>> BEGIN SUPPLIED DATA

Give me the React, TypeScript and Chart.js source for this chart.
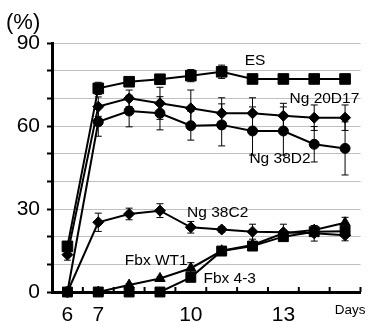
import React, { useEffect, useRef } from "react";
import { Chart, registerables } from "chart.js";

Chart.register(...registerables);

const days = ["6", "7", "8", "9", "10", "11", "12", "13", "14", "15"];
const shownDays = ["6", "7", "10", "13"];
const yTickLabels = [0, 30, 60, 90];

const es = [16.5, 73.6, 76, 76.9, 78.2, 79.6, 77, 77, 77, 77];
const esErr = [1.5, 2.2, 1.5, 1.5, 2.2, 2.4, 0, 0, 0, 0];
const ng20D17 = [13.5, 67, 70, 68.2, 66.4, 64.6, 64.6, 63.7, 63, 63];
const ng20D17Err = [2, 3.5, 3, 5.8, 6.6, 5.6, 5.6, 4.5, 4.6, 4.6];
const ng38D2 = [0, 61.5, 65.4, 64.6, 60.1, 60.4, 58.2, 58.2, 53.4, 51.9];
const ng38D2Err = [0, 5.2, 5.7, 6, 5.2, 7.6, 8.7, 8.7, 6.4, 9.6];
const ng38C2 = [0, 25.2, 28.2, 29.4, 23.4, 22.6, 21.8, 21.6, 21.2, 20.5];
const ng38C2Err = [0, 3.3, 2.1, 2.5, 2.1, 1, 2.7, 2.9, 2.8, 2];
const fbxWT1 = [0, 0, 2.5, 4.9, 8.6, 14.9, 17, 21.2, 22.4, 25];
const fbxWT1Err = [0, 0, 0.5, 0.5, 2, 1, 1, 1, 1.5, 2];
const fbx43 = [0, 0, 0, 0, 5.3, 14.8, 16.6, 20, 21.8, 22];
const fbx43Err = [0, 0, 0, 0, 1.5, 1, 1.5, 1.5, 1.5, 1.5];

const seriesNames = ["ES", "Ng 20D17", "Ng 38D2", "Ng 38C2", "Fbx WT1", "Fbx 4-3"];
// label anchor positions in data units (day index offset, percent)
const labelAnchors: [number, number][] = [
  [6.08, 83.5],
  [8.33, 69.7],
  [6.89, 48],
  [4.87, 28.7],
  [2.88, 11.2],
  [5.26, 4.7],
];

const FONT = "'Liberation Sans', Arial, sans-serif";

export default function App() {
  const ref = useRef<HTMLCanvasElement>(null);

  useEffect(() => {
    if (!ref.current) return;

    const errorBars = {
      id: "errorBars",
      afterDatasetsDraw(chart: any) {
        const ctx = chart.ctx;
        const xs = chart.scales.x;
        const ys = chart.scales.y;
        ctx.save();
        ctx.strokeStyle = "#000";
        ctx.lineWidth = 1;
        chart.data.datasets.forEach((ds: any) => {
          const errs: number[] = ds.errs || [];
          ds.data.forEach((v: number, i: number) => {
            const e = errs[i];
            if (!e) return;
            const x = xs.getPixelForValue(i);
            const y1 = ys.getPixelForValue(v + e);
            const y2 = ys.getPixelForValue(v - e);
            ctx.beginPath();
            ctx.moveTo(x, y1);
            ctx.lineTo(x, y2);
            ctx.moveTo(x - 3.5, y1);
            ctx.lineTo(x + 3.5, y1);
            ctx.moveTo(x - 3.5, y2);
            ctx.lineTo(x + 3.5, y2);
            ctx.stroke();
          });
        });
        ctx.restore();
      },
    };

    const decorations = {
      id: "decorations",
      afterDraw(chart: any) {
        const ctx = chart.ctx;
        const xs = chart.scales.x;
        const ys = chart.scales.y;
        const area = chart.chartArea;
        ctx.save();
        // upward category tick marks on x axis
        ctx.strokeStyle = "#000";
        ctx.lineWidth = 2;
        for (let i = 1; i <= days.length; i++) {
          const x = xs.getPixelForValue(i - 0.5);
          ctx.beginPath();
          ctx.moveTo(x, area.bottom);
          ctx.lineTo(x, area.bottom - 5);
          ctx.stroke();
        }
        // series labels
        ctx.fillStyle = "#000";
        ctx.font = `15.5px ${FONT}`;
        ctx.textAlign = "center";
        ctx.textBaseline = "middle";
        seriesNames.forEach((name, i) => {
          const [dx, dy] = labelAnchors[i];
          ctx.fillText(name, xs.getPixelForValue(dx), ys.getPixelForValue(dy));
        });
        // unit label and axis name
        ctx.font = `22px ${FONT}`;
        ctx.textAlign = "left";
        ctx.fillText("(%)", 6, 23);
        ctx.font = `13.5px ${FONT}`;
        ctx.textAlign = "right";
        ctx.fillText("Days", area.right + 5, area.bottom + 18);
        ctx.restore();
      },
    };

    const mk = (label: string, data: number[], errs: number[], style: string, r: number) => ({
      label,
      data,
      errs,
      borderColor: "#000",
      backgroundColor: "#000",
      pointBackgroundColor: "#000",
      pointBorderColor: "#000",
      pointBorderWidth: 1,
      borderWidth: 2,
      pointStyle: style,
      pointRadius: r,
      tension: 0,
      clip: false,
    });

    const chart = new Chart(ref.current, {
      type: "line",
      data: {
        labels: days,
        datasets: [
          mk("ES", es, esErr, "rect", 7.5),
          mk("Ng 20D17", ng20D17, ng20D17Err, "rectRot", 5.5),
          mk("Ng 38D2", ng38D2, ng38D2Err, "circle", 5),
          mk("Ng 38C2", ng38C2, ng38C2Err, "rectRot", 5.5),
          mk("Fbx WT1", fbxWT1, fbxWT1Err, "triangle", 6),
          mk("Fbx 4-3", fbx43, fbx43Err, "rect", 7),
        ] as any,
      },
      options: {
        animation: false,
        responsive: true,
        maintainAspectRatio: false,
        layout: { padding: { top: 43, right: 5, left: 0, bottom: 0 } },
        plugins: { legend: { display: false }, tooltip: { enabled: false } },
        scales: {
          x: {
            type: "category",
            offset: true,
            grid: { display: false, drawTicks: false },
            border: { display: true, color: "#000", width: 3 },
            ticks: {
              autoSkip: false,
              maxRotation: 0,
              padding: 11,
              color: "#000",
              font: { family: FONT, size: 21 },
              callback: (_v: any, i: number) => (shownDays.includes(days[i]) ? days[i] : ""),
            },
            afterFit: (s: any) => {
              s.height = 30;
            },
          },
          y: {
            min: 0,
            max: 90,
            grid: {
              color: "#c0c0c0",
              lineWidth: 1,
              tickColor: "#000",
              tickLength: 5,
              tickWidth: 2,
            },
            border: { display: true, color: "#000", width: 3 },
            ticks: {
              stepSize: 10,
              autoSkip: false,
              padding: 7,
              color: "#000",
              font: { family: FONT, size: 21 },
              callback: (v: any) => (yTickLabels.includes(Number(v)) ? String(v) : ""),
            },
            afterFit: (s: any) => {
              s.width = 52;
            },
          },
        },
      } as any,
      plugins: [errorBars, decorations],
    });

    return () => chart.destroy();
  }, []);

  return (
    <div style={{ position: "absolute", left: 0, top: 0, width: 369, height: 322, background: "#fff" }}>
      <canvas ref={ref} />
    </div>
  );
}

>> END SUPPLIED DATA

PROBLEM DETAILS:
Leave out the pictures and repeat the lines from the start of the material through the line with "const yTickLabels = [0, 30, 60, 90];", inclusive.

CORRECT OUTPUT:
Give me the React, TypeScript and Chart.js source for this chart.
import React, { useEffect, useRef } from "react";
import { Chart, registerables } from "chart.js";

Chart.register(...registerables);

const days = ["6", "7", "8", "9", "10", "11", "12", "13", "14", "15"];
const shownDays = ["6", "7", "10", "13"];
const yTickLabels = [0, 30, 60, 90];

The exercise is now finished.